Still recovering from that injury, Neubauer uses a walker to get around his house. But that won’t allow him to climb to the upper level of Duke’s 84-year-old home arena to reach his seat.
When Duke opened this season Nov. 4 by dismantling Maine, 96-62, Neubauer missed his first regular-season game at Cameron since Feb. 1, 1998.
He said bad weather prevented him from watching Duke beat Georgia Tech, 90-69, that day.
As word of his injury spread this fall, Neubauer was offered seats on the floor. Duke has designated seats that comply with the Americans with Disabilities Act. But Neubauer declined.
“The students might not find me,” he said. “I said I gotta get to the point where I can get around well enough.”
He knows he’s going to miss more games this season but his intention is to not miss them all. Duke’s final home game, March 3 against Wake Forest, is when he hopes to make his return.
“My wish,” he said Tuesday, “is to try to make the last game where I can walk by myself, could go in there and get in. That’s what I’ve set my sights for.”
His absence has been noted from the Duke game day experience. When the Cameron Crazies called for him during that season-opening win over Maine and he wasn’t there, bewilderment spread through the student section.
On Dec. 4, when Duke beat Auburn, 84-78, the Crazies unfurled a banner wishing their friend a speedy recovery.
“It was nice of the students to do that,” Neubauer said.
He also appreciated a phone call he received Tuesday morning. As the Blue Devils were preparing to play Incarnate Word later that night, retired coach Mike Krzyzewski called Neubauer to check on him.
He, too, had been unaware as to why Neubauer was absent from games. The Crazies’ banner during the Auburn game helped word finally get to Krzyzewski.
“It really felt good to hear from Coach K,” Neubauer said of their 30-minute chat.
‘I love Duke’
A 1963 Duke graduate who was a student manager on the 1961 Duke baseball team that made the College World Series, Neubauer first bought basketball season tickets in 1980, during Krzyzewski’s first season as Duke’s coach.

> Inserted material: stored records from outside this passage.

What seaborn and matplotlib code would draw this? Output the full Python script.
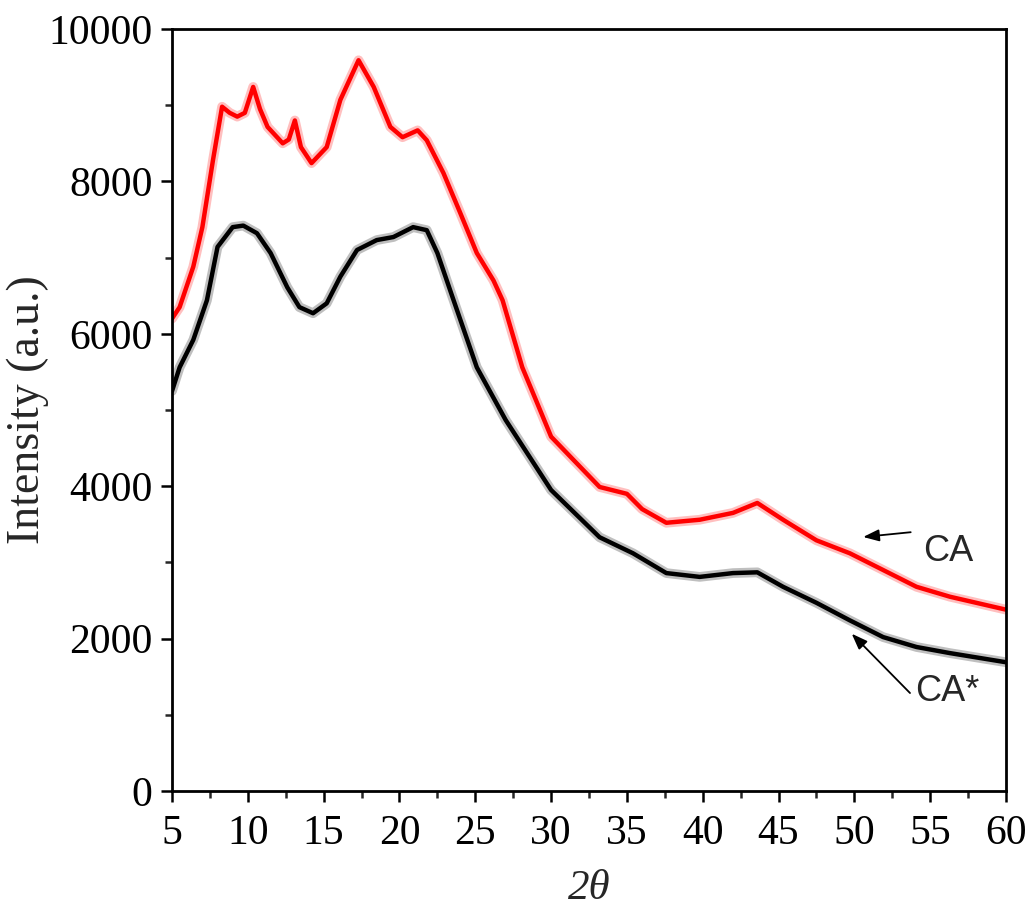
import numpy as np
import pandas as pd
import matplotlib
matplotlib.use("Agg")
import matplotlib.pyplot as plt
import seaborn as sns

# Data (2θ in degrees, intensity in a.u.)
ca_x = [5.0, 5.5, 6.4, 7.0, 7.7, 8.3, 8.8, 9.3, 9.8, 10.35, 10.8, 11.3, 12.3, 12.7,
        13.1, 13.5, 14.2, 15.2, 16.1, 17.3, 18.3, 19.4, 20.2, 21.2, 21.8, 22.9,
        24.0, 25.1, 26.2, 26.8, 28.1, 29.0, 30.0, 31.5, 33.2, 35.0, 36.0, 37.6,
        39.8, 42.0, 43.6, 45.3, 47.5, 49.7, 51.9, 54.1, 56.3, 60.0]
ca_y = [6200, 6350, 6880, 7400, 8280, 8980, 8900, 8850, 8900, 9240, 8950, 8715, 8500, 8550,
        8800, 8450, 8240, 8450, 9070, 9590, 9240, 8715, 8580, 8670, 8540, 8110,
        7590, 7060, 6700, 6440, 5560, 5130, 4650, 4340, 3990, 3900, 3700, 3520,
        3560, 3650, 3780, 3560, 3290, 3120, 2900, 2680, 2550, 2380]

cas_x = [5.0, 5.5, 6.4, 7.3, 8.0, 9.0, 9.7, 10.6, 11.5, 12.6, 13.4, 14.3, 15.2, 16.1,
         17.2, 18.5, 19.6, 20.9, 21.8, 22.5, 23.5, 25.1, 27.0, 30.0, 33.2, 35.4,
         37.6, 39.8, 42.0, 43.6, 45.3, 47.5, 49.7, 51.9, 54.1, 56.3, 60.0]
cas_y = [5250, 5560, 5920, 6440, 7140, 7400, 7420, 7320, 7060, 6610, 6350, 6270, 6400, 6750,
         7100, 7230, 7270, 7400, 7360, 7060, 6480, 5560, 4870, 3950, 3330, 3120,
         2860, 2810, 2860, 2870, 2680, 2470, 2240, 2020, 1890, 1810, 1690]

samples = ["CA", "CA*"]
colors = {"CA": "#ff0000", "CA*": "#000000"}

df = pd.concat([
    pd.DataFrame({"two_theta": ca_x, "intensity": ca_y, "sample": "CA"}),
    pd.DataFrame({"two_theta": cas_x, "intensity": cas_y, "sample": "CA*"}),
], ignore_index=True)

sns.set_theme(style="ticks")
plt.rcParams["font.family"] = ["Liberation Serif", "DejaVu Serif"]

fig = plt.figure(figsize=(10.29, 9.15), dpi=100)
ax = fig.add_axes([0.1672, 0.1355, 0.8104, 0.8328])

# soft halo to imitate the noisy band, then the main trace
sns.lineplot(data=df, x="two_theta", y="intensity", hue="sample", palette=colors,
             hue_order=samples, ax=ax, linewidth=7, alpha=0.25, legend=False,
             sort=False, estimator=None)
sns.lineplot(data=df, x="two_theta", y="intensity", hue="sample", palette=colors,
             hue_order=samples, ax=ax, linewidth=3.2, legend=False,
             sort=False, estimator=None)

ax.set_xlim(5, 60)
ax.set_ylim(0, 10000)
ax.set_xticks(np.arange(5, 61, 5))
ax.set_xticks(np.arange(7.5, 60, 5), minor=True)
ax.set_yticks(np.arange(0, 10001, 2000))
ax.set_yticks(np.arange(1000, 10000, 2000), minor=True)

ax.tick_params(axis="both", which="major", direction="out", length=8, width=1.8,
               labelsize=30, colors="black", pad=6)
ax.tick_params(axis="both", which="minor", direction="out", length=5, width=1.8)
ax.tick_params(axis="x", which="major", pad=9)
for s in ax.spines.values():
    s.set_linewidth(2.0)
    s.set_color("black")
    s.set_visible(True)

ax.set_xlabel("2θ", fontsize=31, style="italic", labelpad=12)
ax.set_ylabel("Intensity (a.u.)", fontsize=33)
ax.yaxis.set_label_coords(-0.148, 0.5)

ax.annotate("", xy=(50.4, 3330), xytext=(53.9, 3400),
            arrowprops=dict(arrowstyle="-|>,head_length=0.8,head_width=0.3",
                            color="black", lw=1.3))
ax.annotate("", xy=(49.7, 2090), xytext=(53.8, 1260),
            arrowprops=dict(arrowstyle="-|>,head_length=0.8,head_width=0.3",
                            color="black", lw=1.3))
ax.text(56.2, 3140, "CA", fontsize=26, family=["Liberation Sans", "DejaVu Sans"],
        ha="center", va="center")
ax.text(56.1, 1300, "CA*", fontsize=26, family=["Liberation Sans", "DejaVu Sans"],
        ha="center", va="center")

fig.savefig("out.png", dpi=100, facecolor="white")
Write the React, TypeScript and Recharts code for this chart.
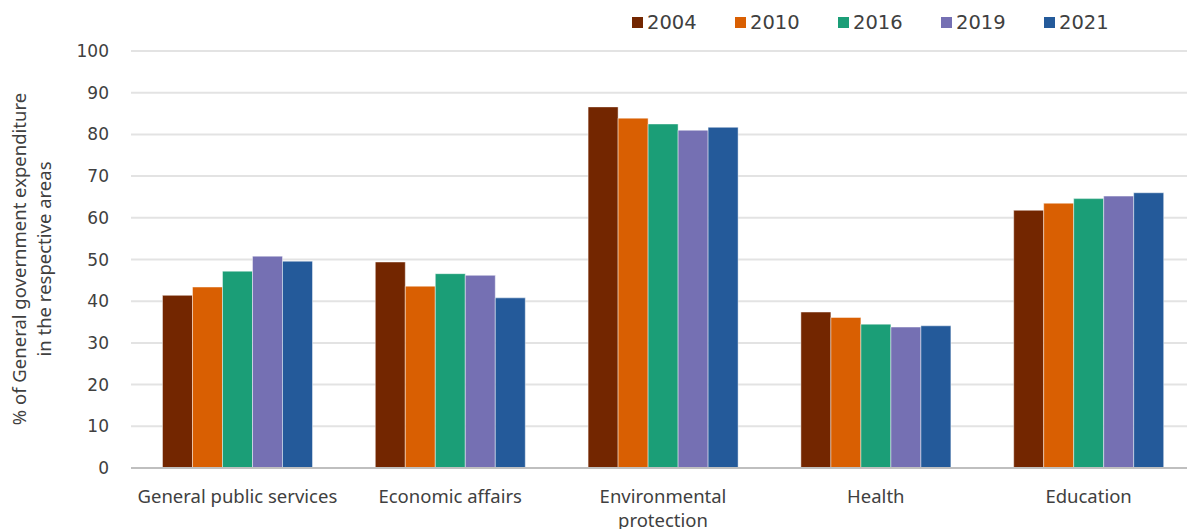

He started bringing his towel to the games in the 1980s because the old building gets hot and he wanted to mop his brow. He started waving it over his head in celebration and, once the Cameron Crazies took notice three decades ago, a tradition was added to Cameron’s routine.
He’s such a big Duke sports fan that, during the 2009-10 school year, he attended every home game for every Duke sports team. That included the baseball games in Cary, where the Blue Devils played that season when Jack Coombs Stadium was unavailable.
My wife said, `You can do this one time,’” Neubauer said.
He did, and he’s never attempted the feat again.
During Duke’s back-to-back NCAA championship seasons in 1991 and 1992, Neubauer attended every game, home and road. He’s been to 16 Final Fours, too.
While still convalescing, Neubauer is relegated to watching his Blue Devils on television. But March 3 remains his goal.
“I love Duke and going to Duke,” Neubauer said. “It’s in me. I follow them even if I’m watching here.”